- **PROBLEM DESCRIPTION**: Find every line in the records below that holds the word "this" and copy it.

* start *

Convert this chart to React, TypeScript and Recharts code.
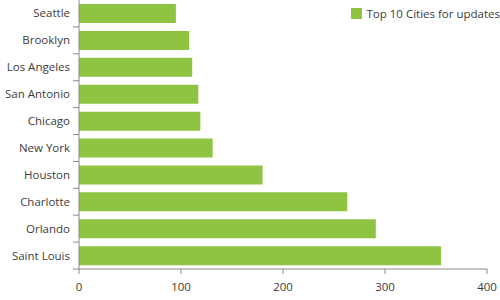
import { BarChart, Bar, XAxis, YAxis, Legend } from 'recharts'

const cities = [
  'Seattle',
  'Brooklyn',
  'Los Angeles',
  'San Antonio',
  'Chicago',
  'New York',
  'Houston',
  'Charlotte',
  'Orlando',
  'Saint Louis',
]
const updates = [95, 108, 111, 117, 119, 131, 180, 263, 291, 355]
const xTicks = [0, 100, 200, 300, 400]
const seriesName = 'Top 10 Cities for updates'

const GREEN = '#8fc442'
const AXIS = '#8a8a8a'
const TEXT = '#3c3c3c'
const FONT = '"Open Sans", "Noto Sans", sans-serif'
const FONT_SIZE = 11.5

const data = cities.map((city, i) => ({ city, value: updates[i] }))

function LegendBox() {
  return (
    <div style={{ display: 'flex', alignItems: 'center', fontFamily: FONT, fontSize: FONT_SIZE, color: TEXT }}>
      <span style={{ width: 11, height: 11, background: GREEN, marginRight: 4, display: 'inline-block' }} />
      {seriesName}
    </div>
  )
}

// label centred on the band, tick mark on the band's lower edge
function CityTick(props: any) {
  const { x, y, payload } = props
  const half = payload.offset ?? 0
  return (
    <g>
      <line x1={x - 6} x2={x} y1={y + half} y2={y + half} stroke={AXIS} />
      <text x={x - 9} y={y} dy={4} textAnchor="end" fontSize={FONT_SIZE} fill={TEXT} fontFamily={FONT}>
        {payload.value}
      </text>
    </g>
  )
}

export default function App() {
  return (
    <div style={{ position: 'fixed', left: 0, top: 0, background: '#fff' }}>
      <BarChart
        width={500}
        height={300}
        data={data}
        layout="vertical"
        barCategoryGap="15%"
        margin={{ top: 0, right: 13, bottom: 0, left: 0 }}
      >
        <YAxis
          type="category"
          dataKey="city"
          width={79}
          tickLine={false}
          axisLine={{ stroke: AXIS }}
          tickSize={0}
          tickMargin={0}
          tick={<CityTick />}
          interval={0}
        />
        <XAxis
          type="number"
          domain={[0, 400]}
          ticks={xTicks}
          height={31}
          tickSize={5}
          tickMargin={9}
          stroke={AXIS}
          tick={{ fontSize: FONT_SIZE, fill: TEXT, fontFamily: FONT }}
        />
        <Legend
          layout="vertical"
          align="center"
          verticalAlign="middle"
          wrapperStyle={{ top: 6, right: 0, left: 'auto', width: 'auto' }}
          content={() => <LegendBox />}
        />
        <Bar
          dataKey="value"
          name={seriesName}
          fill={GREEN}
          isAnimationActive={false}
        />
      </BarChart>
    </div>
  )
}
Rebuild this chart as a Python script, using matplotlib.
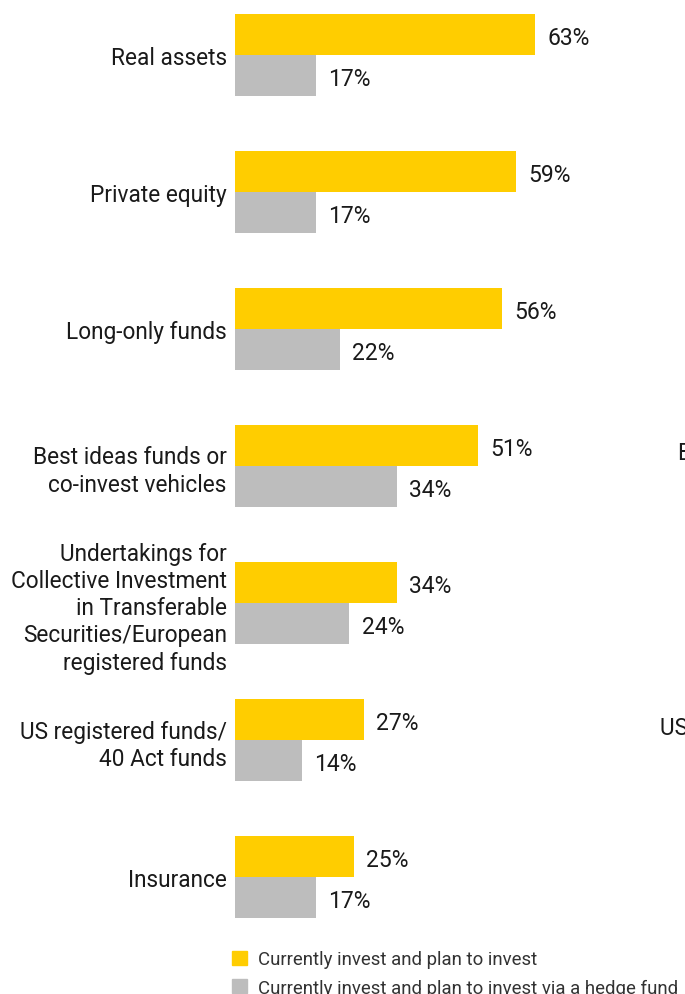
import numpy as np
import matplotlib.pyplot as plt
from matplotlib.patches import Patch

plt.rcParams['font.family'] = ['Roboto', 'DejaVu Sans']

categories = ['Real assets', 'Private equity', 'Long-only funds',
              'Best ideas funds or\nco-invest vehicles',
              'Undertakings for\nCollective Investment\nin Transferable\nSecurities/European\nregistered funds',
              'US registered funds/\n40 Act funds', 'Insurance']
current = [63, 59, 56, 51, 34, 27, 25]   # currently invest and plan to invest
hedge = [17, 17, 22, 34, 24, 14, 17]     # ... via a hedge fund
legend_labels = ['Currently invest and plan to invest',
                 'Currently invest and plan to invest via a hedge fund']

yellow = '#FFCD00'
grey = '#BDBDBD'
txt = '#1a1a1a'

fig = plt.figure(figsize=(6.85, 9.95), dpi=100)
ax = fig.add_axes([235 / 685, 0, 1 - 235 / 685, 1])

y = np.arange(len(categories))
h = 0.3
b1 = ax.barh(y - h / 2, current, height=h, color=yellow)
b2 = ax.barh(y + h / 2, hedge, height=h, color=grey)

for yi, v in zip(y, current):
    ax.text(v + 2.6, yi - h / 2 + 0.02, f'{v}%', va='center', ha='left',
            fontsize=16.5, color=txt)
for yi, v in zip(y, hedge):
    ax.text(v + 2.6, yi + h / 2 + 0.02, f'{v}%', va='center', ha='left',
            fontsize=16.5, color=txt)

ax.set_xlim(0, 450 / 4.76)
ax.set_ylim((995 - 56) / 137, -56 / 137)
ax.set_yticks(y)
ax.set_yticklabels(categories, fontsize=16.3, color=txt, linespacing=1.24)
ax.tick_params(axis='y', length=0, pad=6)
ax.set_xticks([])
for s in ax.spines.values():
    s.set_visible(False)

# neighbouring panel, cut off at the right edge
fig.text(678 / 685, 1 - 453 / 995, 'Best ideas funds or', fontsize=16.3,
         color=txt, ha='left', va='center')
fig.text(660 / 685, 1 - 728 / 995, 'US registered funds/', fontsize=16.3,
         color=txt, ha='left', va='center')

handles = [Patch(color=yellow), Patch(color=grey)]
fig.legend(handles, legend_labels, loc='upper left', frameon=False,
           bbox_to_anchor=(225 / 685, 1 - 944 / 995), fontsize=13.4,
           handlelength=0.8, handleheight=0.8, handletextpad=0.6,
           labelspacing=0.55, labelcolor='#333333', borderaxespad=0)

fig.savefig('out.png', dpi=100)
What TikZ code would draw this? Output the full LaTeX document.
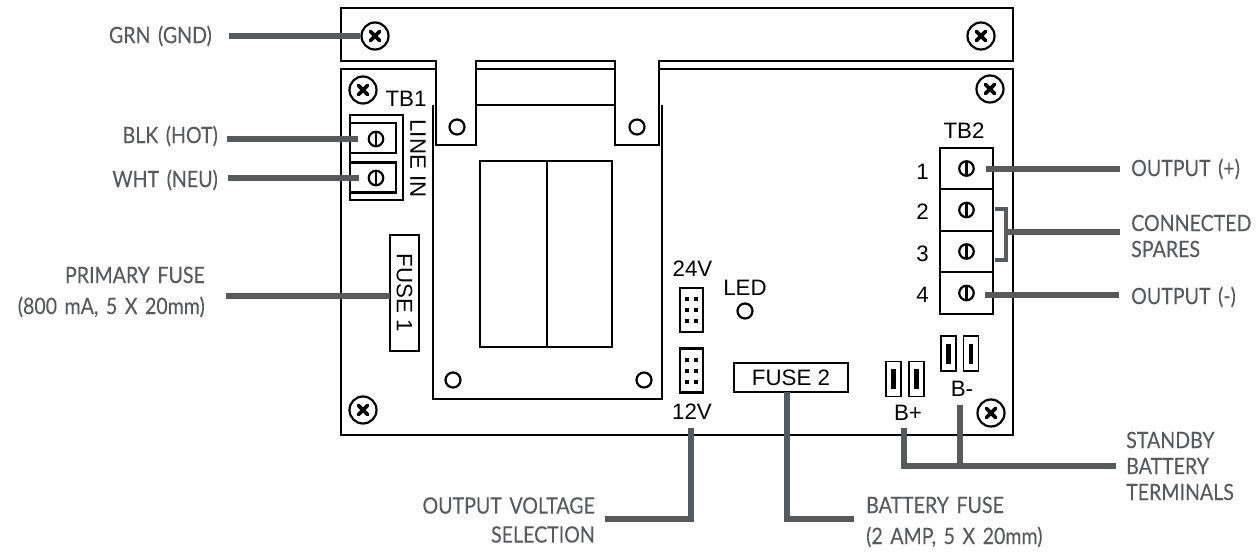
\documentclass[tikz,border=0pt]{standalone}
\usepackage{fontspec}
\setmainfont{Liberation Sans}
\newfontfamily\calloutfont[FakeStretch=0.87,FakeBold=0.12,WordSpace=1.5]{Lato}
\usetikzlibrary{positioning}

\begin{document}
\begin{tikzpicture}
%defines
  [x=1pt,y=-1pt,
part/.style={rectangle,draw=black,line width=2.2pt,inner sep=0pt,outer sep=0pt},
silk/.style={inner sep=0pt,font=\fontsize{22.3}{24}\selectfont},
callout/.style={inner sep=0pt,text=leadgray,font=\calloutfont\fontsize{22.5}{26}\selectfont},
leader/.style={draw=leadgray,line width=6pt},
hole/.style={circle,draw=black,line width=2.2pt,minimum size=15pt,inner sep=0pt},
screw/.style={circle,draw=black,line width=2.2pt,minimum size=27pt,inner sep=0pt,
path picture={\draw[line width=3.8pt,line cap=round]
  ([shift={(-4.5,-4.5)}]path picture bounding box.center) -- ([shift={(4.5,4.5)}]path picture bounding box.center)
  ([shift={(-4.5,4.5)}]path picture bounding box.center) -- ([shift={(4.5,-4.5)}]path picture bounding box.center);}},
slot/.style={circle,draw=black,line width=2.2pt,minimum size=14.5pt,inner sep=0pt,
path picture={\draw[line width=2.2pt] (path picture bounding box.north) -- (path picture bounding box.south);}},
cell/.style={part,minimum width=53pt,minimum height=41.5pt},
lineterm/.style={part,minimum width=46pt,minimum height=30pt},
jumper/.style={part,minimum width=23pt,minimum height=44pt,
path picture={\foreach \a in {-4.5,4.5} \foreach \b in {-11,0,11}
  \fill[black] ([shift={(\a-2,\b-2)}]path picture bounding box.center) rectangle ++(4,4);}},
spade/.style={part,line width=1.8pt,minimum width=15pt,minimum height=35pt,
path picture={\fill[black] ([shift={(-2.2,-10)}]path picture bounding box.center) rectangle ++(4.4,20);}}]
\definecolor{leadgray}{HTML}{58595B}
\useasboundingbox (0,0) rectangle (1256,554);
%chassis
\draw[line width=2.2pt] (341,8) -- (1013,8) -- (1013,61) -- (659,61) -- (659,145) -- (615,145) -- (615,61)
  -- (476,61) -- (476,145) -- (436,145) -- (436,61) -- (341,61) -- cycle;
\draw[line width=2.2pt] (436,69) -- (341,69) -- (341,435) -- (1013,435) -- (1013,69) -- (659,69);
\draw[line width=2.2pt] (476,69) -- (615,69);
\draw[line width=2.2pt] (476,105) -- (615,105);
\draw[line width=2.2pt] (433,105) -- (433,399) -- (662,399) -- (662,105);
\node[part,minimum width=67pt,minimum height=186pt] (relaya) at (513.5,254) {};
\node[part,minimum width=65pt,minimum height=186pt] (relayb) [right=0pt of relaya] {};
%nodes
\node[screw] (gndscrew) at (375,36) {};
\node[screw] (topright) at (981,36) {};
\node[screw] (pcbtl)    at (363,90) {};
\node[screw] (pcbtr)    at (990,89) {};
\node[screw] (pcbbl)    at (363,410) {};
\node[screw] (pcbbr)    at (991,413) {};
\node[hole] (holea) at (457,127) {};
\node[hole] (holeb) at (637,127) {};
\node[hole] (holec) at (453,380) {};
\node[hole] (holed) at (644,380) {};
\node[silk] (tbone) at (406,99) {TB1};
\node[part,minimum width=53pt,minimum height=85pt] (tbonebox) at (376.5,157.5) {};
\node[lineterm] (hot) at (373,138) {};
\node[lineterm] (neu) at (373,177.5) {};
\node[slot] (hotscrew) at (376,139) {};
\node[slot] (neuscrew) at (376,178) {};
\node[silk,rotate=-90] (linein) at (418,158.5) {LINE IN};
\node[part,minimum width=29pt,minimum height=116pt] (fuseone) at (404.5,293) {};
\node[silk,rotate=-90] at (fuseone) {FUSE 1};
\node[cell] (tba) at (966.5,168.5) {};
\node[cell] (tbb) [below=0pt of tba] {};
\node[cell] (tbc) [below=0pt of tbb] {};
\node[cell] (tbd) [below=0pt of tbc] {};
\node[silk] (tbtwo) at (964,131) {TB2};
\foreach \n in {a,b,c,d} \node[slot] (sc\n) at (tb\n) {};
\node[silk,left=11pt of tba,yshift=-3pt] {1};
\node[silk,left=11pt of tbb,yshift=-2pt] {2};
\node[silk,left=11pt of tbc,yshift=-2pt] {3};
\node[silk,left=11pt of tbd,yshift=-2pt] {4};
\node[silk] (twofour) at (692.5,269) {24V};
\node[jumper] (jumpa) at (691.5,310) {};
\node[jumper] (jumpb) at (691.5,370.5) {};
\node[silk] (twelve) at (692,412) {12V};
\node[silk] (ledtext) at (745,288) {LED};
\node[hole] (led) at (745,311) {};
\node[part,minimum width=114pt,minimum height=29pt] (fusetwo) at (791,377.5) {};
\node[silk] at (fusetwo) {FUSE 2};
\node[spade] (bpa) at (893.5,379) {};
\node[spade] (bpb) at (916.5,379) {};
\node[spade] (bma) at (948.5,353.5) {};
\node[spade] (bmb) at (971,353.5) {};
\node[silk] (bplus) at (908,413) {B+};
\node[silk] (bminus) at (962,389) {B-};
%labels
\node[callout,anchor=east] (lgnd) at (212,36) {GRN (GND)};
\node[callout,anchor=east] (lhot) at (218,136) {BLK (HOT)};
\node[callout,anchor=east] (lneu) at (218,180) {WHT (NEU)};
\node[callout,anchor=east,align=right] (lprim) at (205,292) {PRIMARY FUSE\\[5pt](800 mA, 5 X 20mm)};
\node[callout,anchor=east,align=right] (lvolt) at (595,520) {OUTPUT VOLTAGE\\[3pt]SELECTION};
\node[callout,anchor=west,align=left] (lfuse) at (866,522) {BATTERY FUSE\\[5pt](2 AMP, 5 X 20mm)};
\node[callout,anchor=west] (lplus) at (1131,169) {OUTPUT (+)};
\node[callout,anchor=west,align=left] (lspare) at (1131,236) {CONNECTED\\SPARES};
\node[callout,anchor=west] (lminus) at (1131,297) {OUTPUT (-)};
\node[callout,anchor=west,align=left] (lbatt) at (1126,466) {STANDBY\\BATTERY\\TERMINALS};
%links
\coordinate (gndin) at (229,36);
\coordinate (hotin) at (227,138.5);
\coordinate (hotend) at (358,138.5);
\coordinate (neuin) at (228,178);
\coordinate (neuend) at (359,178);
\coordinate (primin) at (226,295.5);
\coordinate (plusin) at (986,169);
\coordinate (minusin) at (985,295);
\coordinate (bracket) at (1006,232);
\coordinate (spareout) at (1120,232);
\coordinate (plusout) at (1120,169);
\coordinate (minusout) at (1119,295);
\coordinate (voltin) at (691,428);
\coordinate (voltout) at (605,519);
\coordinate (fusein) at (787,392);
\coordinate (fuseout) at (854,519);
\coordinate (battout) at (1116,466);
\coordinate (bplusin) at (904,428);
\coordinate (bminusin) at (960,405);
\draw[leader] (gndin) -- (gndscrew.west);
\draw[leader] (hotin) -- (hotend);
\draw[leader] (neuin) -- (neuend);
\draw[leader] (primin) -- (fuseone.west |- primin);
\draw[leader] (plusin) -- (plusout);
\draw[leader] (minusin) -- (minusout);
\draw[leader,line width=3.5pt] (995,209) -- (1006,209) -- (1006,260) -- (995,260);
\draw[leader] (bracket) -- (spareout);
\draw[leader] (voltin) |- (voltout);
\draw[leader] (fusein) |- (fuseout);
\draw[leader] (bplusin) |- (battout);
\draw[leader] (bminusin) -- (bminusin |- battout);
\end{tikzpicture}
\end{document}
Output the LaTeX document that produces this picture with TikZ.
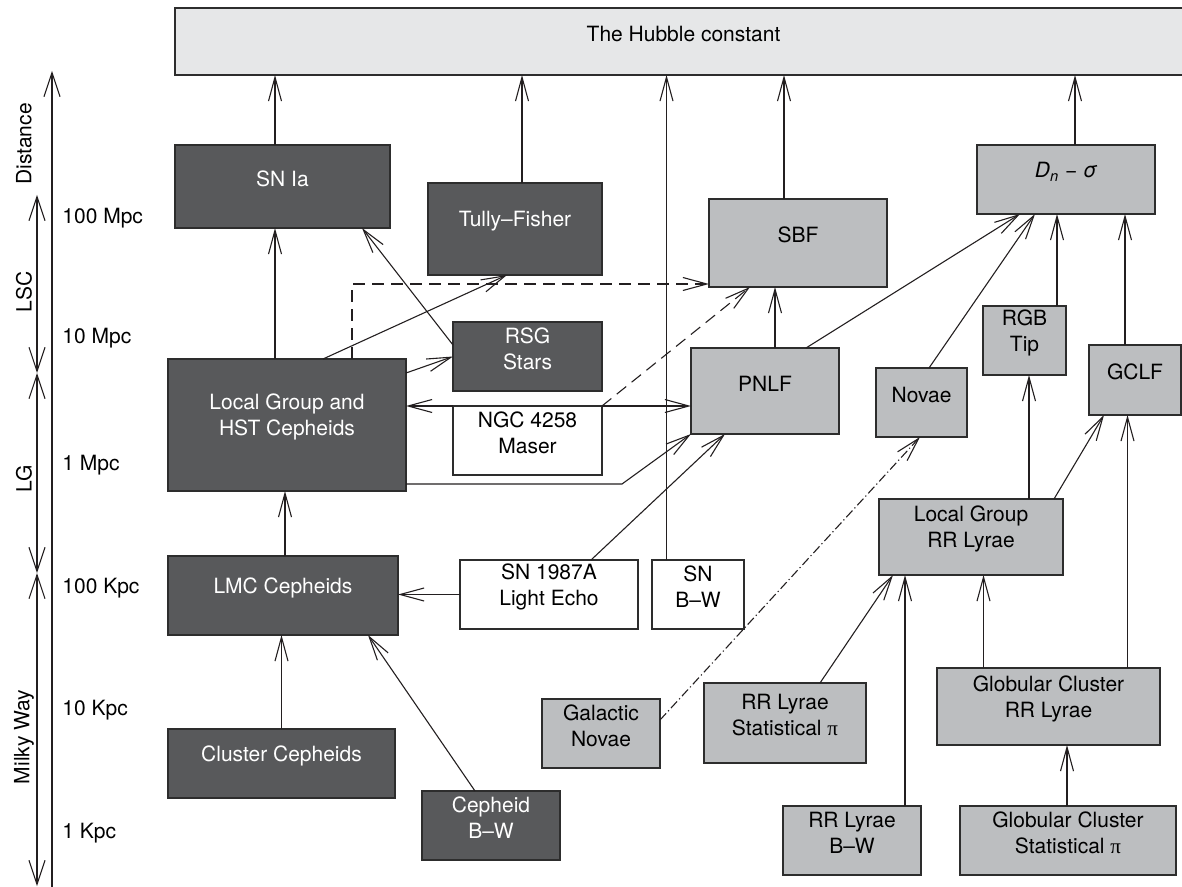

* end *

- **RESULT**:
Convert this chart to React, TypeScript and Recharts code.
Rebuild this chart as a Python script, using matplotlib.
What TikZ code would draw this? Output the full LaTeX document.
Output the LaTeX document that produces this picture with TikZ.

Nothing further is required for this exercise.